(PROBLEM DETAILS)
Will you output all of the data below exactly, omitting the images?
>> start PROVIDED DATA
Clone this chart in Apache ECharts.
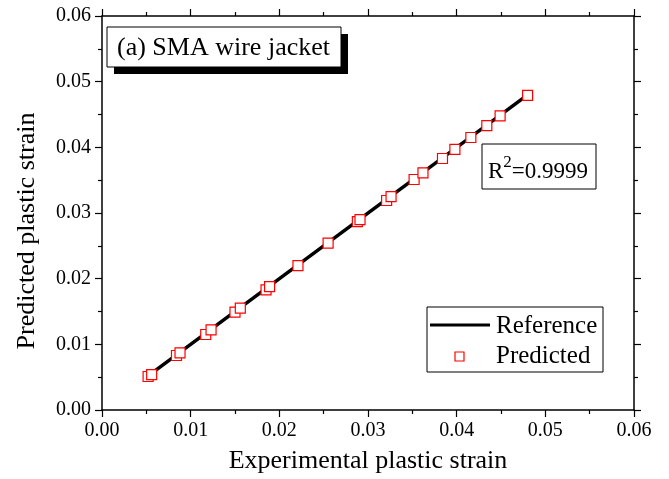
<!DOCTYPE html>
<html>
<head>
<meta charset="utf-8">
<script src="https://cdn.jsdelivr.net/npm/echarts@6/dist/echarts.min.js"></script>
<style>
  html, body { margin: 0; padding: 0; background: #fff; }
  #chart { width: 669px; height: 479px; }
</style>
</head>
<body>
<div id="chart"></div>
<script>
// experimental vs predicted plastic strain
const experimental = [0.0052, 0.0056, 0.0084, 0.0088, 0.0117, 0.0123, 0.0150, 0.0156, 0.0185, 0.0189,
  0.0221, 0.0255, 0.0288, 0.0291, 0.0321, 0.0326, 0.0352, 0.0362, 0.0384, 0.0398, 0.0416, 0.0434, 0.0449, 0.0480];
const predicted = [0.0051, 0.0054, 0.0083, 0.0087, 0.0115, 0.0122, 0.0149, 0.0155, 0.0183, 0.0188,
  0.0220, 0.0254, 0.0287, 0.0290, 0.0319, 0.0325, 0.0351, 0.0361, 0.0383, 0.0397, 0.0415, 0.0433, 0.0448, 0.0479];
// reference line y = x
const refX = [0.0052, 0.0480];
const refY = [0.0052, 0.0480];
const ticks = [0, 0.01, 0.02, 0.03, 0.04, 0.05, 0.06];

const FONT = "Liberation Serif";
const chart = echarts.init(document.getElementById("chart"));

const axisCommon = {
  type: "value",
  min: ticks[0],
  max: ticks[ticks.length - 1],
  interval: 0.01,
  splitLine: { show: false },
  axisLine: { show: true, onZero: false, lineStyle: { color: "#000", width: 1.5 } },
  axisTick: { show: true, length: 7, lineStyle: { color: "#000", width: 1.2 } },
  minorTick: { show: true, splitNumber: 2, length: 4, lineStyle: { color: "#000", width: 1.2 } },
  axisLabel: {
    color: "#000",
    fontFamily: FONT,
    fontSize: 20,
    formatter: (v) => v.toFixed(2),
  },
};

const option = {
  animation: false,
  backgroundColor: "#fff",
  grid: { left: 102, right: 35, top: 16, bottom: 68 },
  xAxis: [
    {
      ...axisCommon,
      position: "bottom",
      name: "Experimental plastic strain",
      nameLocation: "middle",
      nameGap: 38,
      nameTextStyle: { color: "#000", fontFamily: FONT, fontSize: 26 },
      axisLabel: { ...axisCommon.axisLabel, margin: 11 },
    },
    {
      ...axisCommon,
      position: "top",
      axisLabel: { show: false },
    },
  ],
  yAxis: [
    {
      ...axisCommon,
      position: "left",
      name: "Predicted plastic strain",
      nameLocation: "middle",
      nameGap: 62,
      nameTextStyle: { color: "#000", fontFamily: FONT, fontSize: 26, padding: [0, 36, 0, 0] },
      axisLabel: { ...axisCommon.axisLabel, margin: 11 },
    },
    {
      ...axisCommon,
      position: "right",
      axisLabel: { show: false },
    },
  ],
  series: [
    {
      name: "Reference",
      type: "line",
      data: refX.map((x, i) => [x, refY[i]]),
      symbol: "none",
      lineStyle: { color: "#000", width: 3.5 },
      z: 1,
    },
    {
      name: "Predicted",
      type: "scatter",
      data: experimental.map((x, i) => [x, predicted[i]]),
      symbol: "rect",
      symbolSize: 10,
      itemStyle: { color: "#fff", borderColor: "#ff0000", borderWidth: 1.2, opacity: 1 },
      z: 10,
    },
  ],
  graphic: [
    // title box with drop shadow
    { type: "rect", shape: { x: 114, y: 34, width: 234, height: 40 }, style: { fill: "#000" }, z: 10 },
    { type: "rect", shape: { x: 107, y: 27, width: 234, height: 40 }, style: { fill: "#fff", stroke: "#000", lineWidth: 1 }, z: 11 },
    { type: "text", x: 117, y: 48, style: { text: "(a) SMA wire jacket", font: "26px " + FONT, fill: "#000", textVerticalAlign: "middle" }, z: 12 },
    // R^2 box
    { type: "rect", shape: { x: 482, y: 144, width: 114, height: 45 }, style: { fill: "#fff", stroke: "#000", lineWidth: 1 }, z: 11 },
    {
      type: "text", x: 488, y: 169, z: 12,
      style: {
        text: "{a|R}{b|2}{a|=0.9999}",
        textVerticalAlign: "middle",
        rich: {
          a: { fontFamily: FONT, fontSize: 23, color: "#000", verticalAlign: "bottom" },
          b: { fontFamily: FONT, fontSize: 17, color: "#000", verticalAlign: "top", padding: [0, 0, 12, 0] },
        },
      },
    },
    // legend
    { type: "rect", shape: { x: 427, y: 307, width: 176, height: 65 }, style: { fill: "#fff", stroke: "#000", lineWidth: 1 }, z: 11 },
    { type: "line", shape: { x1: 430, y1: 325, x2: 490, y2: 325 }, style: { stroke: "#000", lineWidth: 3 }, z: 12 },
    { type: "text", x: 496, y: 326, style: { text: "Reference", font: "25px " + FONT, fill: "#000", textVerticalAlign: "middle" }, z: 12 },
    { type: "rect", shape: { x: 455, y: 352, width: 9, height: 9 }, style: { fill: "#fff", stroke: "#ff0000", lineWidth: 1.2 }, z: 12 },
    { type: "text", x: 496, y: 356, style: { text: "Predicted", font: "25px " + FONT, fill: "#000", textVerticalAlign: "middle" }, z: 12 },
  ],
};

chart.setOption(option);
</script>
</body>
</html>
>> end PROVIDED DATA
(WRITTEN ANSWER)
Clone this chart in Apache ECharts.
<!DOCTYPE html>
<html>
<head>
<meta charset="utf-8">
<script src="https://cdn.jsdelivr.net/npm/echarts@6/dist/echarts.min.js"></script>
<style>
  html, body { margin: 0; padding: 0; background: #fff; }
  #chart { width: 669px; height: 479px; }
</style>
</head>
<body>
<div id="chart"></div>
<script>
// experimental vs predicted plastic strain
const experimental = [0.0052, 0.0056, 0.0084, 0.0088, 0.0117, 0.0123, 0.0150, 0.0156, 0.0185, 0.0189,
  0.0221, 0.0255, 0.0288, 0.0291, 0.0321, 0.0326, 0.0352, 0.0362, 0.0384, 0.0398, 0.0416, 0.0434, 0.0449, 0.0480];
const predicted = [0.0051, 0.0054, 0.0083, 0.0087, 0.0115, 0.0122, 0.0149, 0.0155, 0.0183, 0.0188,
  0.0220, 0.0254, 0.0287, 0.0290, 0.0319, 0.0325, 0.0351, 0.0361, 0.0383, 0.0397, 0.0415, 0.0433, 0.0448, 0.0479];
// reference line y = x
const refX = [0.0052, 0.0480];
const refY = [0.0052, 0.0480];
const ticks = [0, 0.01, 0.02, 0.03, 0.04, 0.05, 0.06];

const FONT = "Liberation Serif";
const chart = echarts.init(document.getElementById("chart"));

const axisCommon = {
  type: "value",
  min: ticks[0],
  max: ticks[ticks.length - 1],
  interval: 0.01,
  splitLine: { show: false },
  axisLine: { show: true, onZero: false, lineStyle: { color: "#000", width: 1.5 } },
  axisTick: { show: true, length: 7, lineStyle: { color: "#000", width: 1.2 } },
  minorTick: { show: true, splitNumber: 2, length: 4, lineStyle: { color: "#000", width: 1.2 } },
  axisLabel: {
    color: "#000",
    fontFamily: FONT,
    fontSize: 20,
    formatter: (v) => v.toFixed(2),
  },
};

const option = {
  animation: false,
  backgroundColor: "#fff",
  grid: { left: 102, right: 35, top: 16, bottom: 68 },
  xAxis: [
    {
      ...axisCommon,
      position: "bottom",
      name: "Experimental plastic strain",
      nameLocation: "middle",
      nameGap: 38,
      nameTextStyle: { color: "#000", fontFamily: FONT, fontSize: 26 },
      axisLabel: { ...axisCommon.axisLabel, margin: 11 },
    },
    {
      ...axisCommon,
      position: "top",
      axisLabel: { show: false },
    },
  ],
  yAxis: [
    {
      ...axisCommon,
      position: "left",
      name: "Predicted plastic strain",
      nameLocation: "middle",
      nameGap: 62,
      nameTextStyle: { color: "#000", fontFamily: FONT, fontSize: 26, padding: [0, 36, 0, 0] },
      axisLabel: { ...axisCommon.axisLabel, margin: 11 },
    },
    {
      ...axisCommon,
      position: "right",
      axisLabel: { show: false },
    },
  ],
  series: [
    {
      name: "Reference",
      type: "line",
      data: refX.map((x, i) => [x, refY[i]]),
      symbol: "none",
      lineStyle: { color: "#000", width: 3.5 },
      z: 1,
    },
    {
      name: "Predicted",
      type: "scatter",
      data: experimental.map((x, i) => [x, predicted[i]]),
      symbol: "rect",
      symbolSize: 10,
      itemStyle: { color: "#fff", borderColor: "#ff0000", borderWidth: 1.2, opacity: 1 },
      z: 10,
    },
  ],
  graphic: [
    // title box with drop shadow
    { type: "rect", shape: { x: 114, y: 34, width: 234, height: 40 }, style: { fill: "#000" }, z: 10 },
    { type: "rect", shape: { x: 107, y: 27, width: 234, height: 40 }, style: { fill: "#fff", stroke: "#000", lineWidth: 1 }, z: 11 },
    { type: "text", x: 117, y: 48, style: { text: "(a) SMA wire jacket", font: "26px " + FONT, fill: "#000", textVerticalAlign: "middle" }, z: 12 },
    // R^2 box
    { type: "rect", shape: { x: 482, y: 144, width: 114, height: 45 }, style: { fill: "#fff", stroke: "#000", lineWidth: 1 }, z: 11 },
    {
      type: "text", x: 488, y: 169, z: 12,
      style: {
        text: "{a|R}{b|2}{a|=0.9999}",
        textVerticalAlign: "middle",
        rich: {
          a: { fontFamily: FONT, fontSize: 23, color: "#000", verticalAlign: "bottom" },
          b: { fontFamily: FONT, fontSize: 17, color: "#000", verticalAlign: "top", padding: [0, 0, 12, 0] },
        },
      },
    },
    // legend
    { type: "rect", shape: { x: 427, y: 307, width: 176, height: 65 }, style: { fill: "#fff", stroke: "#000", lineWidth: 1 }, z: 11 },
    { type: "line", shape: { x1: 430, y1: 325, x2: 490, y2: 325 }, style: { stroke: "#000", lineWidth: 3 }, z: 12 },
    { type: "text", x: 496, y: 326, style: { text: "Reference", font: "25px " + FONT, fill: "#000", textVerticalAlign: "middle" }, z: 12 },
    { type: "rect", shape: { x: 455, y: 352, width: 9, height: 9 }, style: { fill: "#fff", stroke: "#ff0000", lineWidth: 1.2 }, z: 12 },
    { type: "text", x: 496, y: 356, style: { text: "Predicted", font: "25px " + FONT, fill: "#000", textVerticalAlign: "middle" }, z: 12 },
  ],
};

chart.setOption(option);
</script>
</body>
</html>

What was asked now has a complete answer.